**Requirement:** Only the lines from the start of the data below through the line that contains "Cr (critics)=P (people)." are to be copied, exactly and without pictures.

*****

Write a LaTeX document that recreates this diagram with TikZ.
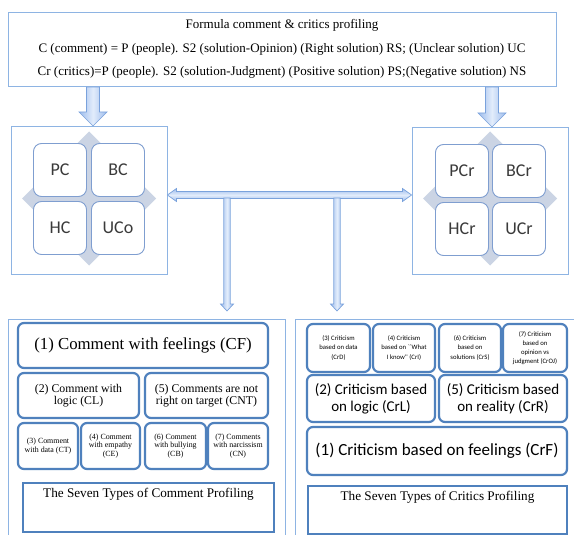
\documentclass[tikz,border=0pt]{standalone}
\usepackage{fontspec}
\setmainfont{Liberation Serif}
\newfontfamily\calib{Carlito}
\usetikzlibrary{calc}

\definecolor{frame}{HTML}{8EB4E3}
\definecolor{accent}{HTML}{4F81BD}
\definecolor{tileedge}{HTML}{7F9ED0}
\definecolor{crossfill}{HTML}{CBD4E4}
\definecolor{arrowedge}{HTML}{7AA2DC}
\definecolor{arrowlight}{HTML}{E2ECFB}
\definecolor{arrowdark}{HTML}{9DBCEC}
\definecolor{tiletext}{HTML}{3A3A3A}

\newcommand\fs[2]{\fontsize{#1}{#2}\selectfont}

% vertical block arrow: from, tip, shaft half width, head half width, head length
\newcommand\vblock[5]{%
  \draw[blockarrow] let \p1=(#1), \p2=(#2) in
    (\x1-#3,\y1) -- (\x1+#3,\y1) -- (\x1+#3,\y2+#5) -- (\x1+#4,\y2+#5)
    -- (\x2,\y2) -- (\x1-#4,\y2+#5) -- (\x1-#3,\y2+#5) -- cycle;}

\begin{document}
\begin{tikzpicture}[x=1pt,y=-1pt,
  outer/.style={draw=frame, line width=0.9pt, fill=white, inner sep=0pt},
  card/.style={draw=accent, line width=2.2pt, rounded corners=6pt, fill=white,
    align=center, inner sep=0pt},
  plainbox/.style={draw=accent, line width=2.2pt, fill=white, inner sep=0pt},
  tile/.style={draw=tileedge, line width=0.9pt, rounded corners=8pt, fill=white,
    text=tiletext, font=\calib\fs{18}{20}, minimum width=53pt, minimum height=53pt},
  crossbg/.style={fill=crossfill},
  blockarrow/.style={draw=arrowedge, line width=0.7pt, shading=axis,
    left color=arrowdark, right color=arrowdark, middle color=arrowlight},
  barrow/.style={draw=arrowedge, line width=0.7pt, shading=axis, shading angle=0,
    top color=arrowdark, bottom color=arrowdark, middle color=arrowlight},
]
\useasboundingbox (0,0) rectangle (574,535);
\clip (0,0) rectangle (574,535);

% formula box
\node[outer, minimum width=548pt, minimum height=74pt, align=center, font=\fs{13}{23.5}]
  (formula) at (282,49)
  {Formula comment \& critics profiling\\
   C (comment) = P (people). S2 (solution-Opinion) (Right solution) RS; (Unclear solution) UC\\
   Cr (critics)=P (people). S2 (solution-Judgment) (Positive solution) PS;(Negative solution) NS};

% comment matrix
\node[outer, minimum width=156pt, minimum height=148pt] (cmat) at (89,200) {};
\fill[crossbg] (89,131.5) -- (156,198.5) -- (89,265.5) -- (22,198.5) -- cycle;
\node[tile] (pc)  at (60,170)  {PC};
\node[tile] (bc)  at (118,170) {BC};
\node[tile] (hc)  at (60,228)  {HC};
\node[tile] (uco) at (118,228) {UCo};

% critics matrix
\node[outer, minimum width=156pt, minimum height=147pt] (rmat) at (490,200.5) {};
\fill[crossbg] (490,131.5) -- (557,198.5) -- (490,265.5) -- (423,198.5) -- cycle;
\node[tile] (pcr) at (462,171) {PCr};
\node[tile] (bcr) at (519,171) {BCr};
\node[tile] (hcr) at (462,229) {HCr};
\node[tile] (ucr) at (519,229) {UCr};

% arrows from the formula down to both matrices
\coordinate (fa) at (93,87);   \coordinate (fat) at (93,126);
\coordinate (fb) at (492,87);  \coordinate (fbt) at (492,127);
\vblock{fa}{fat}{6.5pt}{14pt}{14pt}
\vblock{fb}{fbt}{6.5pt}{14pt}{14pt}

% two-headed link between the matrices
\coordinate (hl) at (cmat.east |- 0,195);
\coordinate (hr) at (rmat.west |- 0,195);
\draw[barrow] let \p1=(hl), \p2=(hr) in
  (\x1,\y1) -- (\x1+9pt,\y1+6.5pt) -- (\x1+9pt,\y1+3.5pt) -- (\x2-9pt,\y1+3.5pt)
  -- (\x2-9pt,\y1+6.5pt) -- (\x2,\y2) -- (\x2-9pt,\y1-6.5pt) -- (\x2-9pt,\y1-3.5pt)
  -- (\x1+9pt,\y1-3.5pt) -- (\x1+9pt,\y1-6.5pt) -- cycle;

% profiling panels
\node[outer, minimum width=277pt, minimum height=226pt] (lpanel) at (146.5,432) {};
\node[outer, minimum width=290pt, minimum height=226pt] (rpanel) at (440,432) {};

% drops from the link down to the panels
\coordinate (da) at (227,198); \coordinate (dat) at (227,311);
\coordinate (db) at (337,198); \coordinate (dbt) at (337,311);
\vblock{da}{dat}{3.2pt}{6.5pt}{7pt}
\vblock{db}{dbt}{3.2pt}{6.5pt}{7pt}

% comment profiling cards
\node[card, minimum width=250pt, minimum height=45pt, font=\fs{16.8}{19}]
  (cf) at (143,345.5) {(1) Comment with feelings (CF)};
\node[card, minimum width=121pt, minimum height=45pt, font=\fs{11.8}{12.3}]
  (cl) at (78.5,395.5) {(2) Comment with\\logic (CL)};
\node[card, minimum width=123pt, minimum height=45pt, font=\fs{11.8}{12.3}]
  (cnt) at (206.5,395.5) {(5) Comments are not\\right on target (CNT)};
\node[card, minimum width=60pt, minimum height=46pt, font=\fs{7.9}{8.5}]
  (ct) at (48,446) {(3) Comment\\with data (CT)};
\node[card, minimum width=59pt, minimum height=46pt, font=\fs{7.9}{8.5}]
  (ce) at (110.5,446) {(4) Comment\\with empathy\\(CE)};
\node[card, minimum width=61pt, minimum height=46pt, font=\fs{7.9}{8.5}]
  (cb) at (175.5,446) {(6) Comment\\with bullying\\(CB)};
\node[card, minimum width=60pt, minimum height=46pt, font=\fs{7.9}{8.5}]
  (cn) at (238,446) {(7) Comments\\with narcissism\\(CN)};
\node[plainbox, minimum width=251pt, minimum height=49pt] (sevenc) at (148.5,507.5) {};
\node[font=\fs{13.2}{15}, anchor=north, inner sep=0pt] (sevenctext)
  at ($(sevenc.north)+(0,6)$) {The Seven Types of Comment Profiling};

% critics profiling cards
\node[card, minimum width=63pt, minimum height=48pt, font=\calib\fs{6.7}{9.5}]
  (crd) at (338.5,348) {(3) Criticism\\based on data\\(CrD)};
\node[card, minimum width=62pt, minimum height=48pt, font=\calib\fs{6.7}{9.5}]
  (cri) at (404,348) {(4) Criticism\\based on ``What\\I know'' (CrI)};
\node[card, minimum width=62pt, minimum height=48pt, font=\calib\fs{6.7}{9.5}]
  (crs) at (470,348) {(6) Criticism\\based on\\solutions (CrS)};
\node[card, minimum width=64pt, minimum height=48pt, font=\calib\fs{6.7}{8.8}]
  (croj) at (535,348) {(7) Criticism\\based on\\opinion vs\\judgment (CrOJ)};
\node[card, minimum width=128pt, minimum height=47pt, font=\calib\fs{15}{17}]
  (crl) at (371,398.5) {(2) Criticism based\\on logic (CrL)};
\node[card, minimum width=128pt, minimum height=47pt, font=\calib\fs{15}{17}]
  (crr) at (503,398.5) {(5) Criticism based\\on reality (CrR)};
\node[card, minimum width=260pt, minimum height=48pt, font=\calib\fs{17}{19}]
  (crf) at (437,451) {(1) Criticism based on feelings (CrF)};
\node[plainbox, minimum width=259pt, minimum height=48pt] (sevenr) at (437.5,510) {};
\node[font=\fs{13.2}{15}, anchor=north, inner sep=0pt] (sevenrtext)
  at ($(sevenr.north)+(0,6)$) {The Seven Types of Critics Profiling};
\end{tikzpicture}
\end{document}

*****

**In response:**
Write a LaTeX document that recreates this diagram with TikZ.
\documentclass[tikz,border=0pt]{standalone}
\usepackage{fontspec}
\setmainfont{Liberation Serif}
\newfontfamily\calib{Carlito}
\usetikzlibrary{calc}

\definecolor{frame}{HTML}{8EB4E3}
\definecolor{accent}{HTML}{4F81BD}
\definecolor{tileedge}{HTML}{7F9ED0}
\definecolor{crossfill}{HTML}{CBD4E4}
\definecolor{arrowedge}{HTML}{7AA2DC}
\definecolor{arrowlight}{HTML}{E2ECFB}
\definecolor{arrowdark}{HTML}{9DBCEC}
\definecolor{tiletext}{HTML}{3A3A3A}

\newcommand\fs[2]{\fontsize{#1}{#2}\selectfont}

% vertical block arrow: from, tip, shaft half width, head half width, head length
\newcommand\vblock[5]{%
  \draw[blockarrow] let \p1=(#1), \p2=(#2) in
    (\x1-#3,\y1) -- (\x1+#3,\y1) -- (\x1+#3,\y2+#5) -- (\x1+#4,\y2+#5)
    -- (\x2,\y2) -- (\x1-#4,\y2+#5) -- (\x1-#3,\y2+#5) -- cycle;}

\begin{document}
\begin{tikzpicture}[x=1pt,y=-1pt,
  outer/.style={draw=frame, line width=0.9pt, fill=white, inner sep=0pt},
  card/.style={draw=accent, line width=2.2pt, rounded corners=6pt, fill=white,
    align=center, inner sep=0pt},
  plainbox/.style={draw=accent, line width=2.2pt, fill=white, inner sep=0pt},
  tile/.style={draw=tileedge, line width=0.9pt, rounded corners=8pt, fill=white,
    text=tiletext, font=\calib\fs{18}{20}, minimum width=53pt, minimum height=53pt},
  crossbg/.style={fill=crossfill},
  blockarrow/.style={draw=arrowedge, line width=0.7pt, shading=axis,
    left color=arrowdark, right color=arrowdark, middle color=arrowlight},
  barrow/.style={draw=arrowedge, line width=0.7pt, shading=axis, shading angle=0,
    top color=arrowdark, bottom color=arrowdark, middle color=arrowlight},
]
\useasboundingbox (0,0) rectangle (574,535);
\clip (0,0) rectangle (574,535);

% formula box
\node[outer, minimum width=548pt, minimum height=74pt, align=center, font=\fs{13}{23.5}]
  (formula) at (282,49)
  {Formula comment \& critics profiling\\
   C (comment) = P (people). S2 (solution-Opinion) (Right solution) RS; (Unclear solution) UC\\
   Cr (critics)=P (people). S2 (solution-Judgment) (Positive solution) PS;(Negative solution) NS};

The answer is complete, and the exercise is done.